In a Friday piece for Time magazine, the outlet’s national correspondent Charlotte Alter dismissed Elon Musk’s quest for free speech on Twitter as a white male “obsession,” and merely an entrepreneurial way to acquire influence and power in the world.

She also claimed that Musk’s idea of free speech is about the right to spread “disinformation” and has nothing to do with the Founding Fathers’ original intent.

Alter began her piece by insinuating that Musk should have put his $44 billion into something more worthwhile than what he sees as “free speech,” a phrase she put in scare quotes throughout the piece.

She wrote, “They say that something is worth what someone will pay for it. If that’s true, then protecting ‘free speech,’ which Elon Musk has cited as a central reason he agreed to buy Twitter for $44 billion this week, may be worth twice as much as solving America’s homelessness problem, and seven times as much as solving world hunger.”

She added, “It’s worth more (to him, at least) than educating every child in nearly 50 countries, more than the GDP of Serbia, Jordan, or Paraguay.”

The author then proceeded to wonder why a rich techie like Musk would even care about freedom of speech and how it “had become paramount concern of the techno-moral universe.”

She asked, “Why does Musk care so much about this?

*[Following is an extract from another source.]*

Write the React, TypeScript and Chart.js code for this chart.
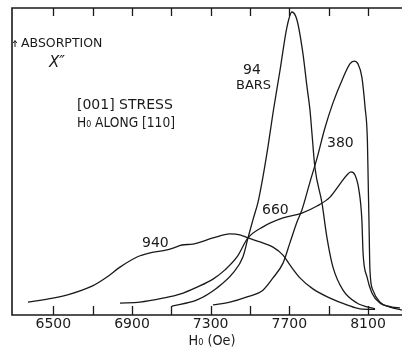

Why would a guy who has pushed the boundaries of electric-vehicle manufacturing and plumbed the limits of commercial space flight care about who can say what on Twitter?”

She then cited professor of communication at Stanford University Fred Turner for the answer, who agreed, “It does seem to be a dominant obsession with the most elite.” He stated, “[F]ree speech seems to be much more of an obsession among men,” and part of “the entrepreneurial push: I did it in business, I did it in space, and now I’m going to do it in the world.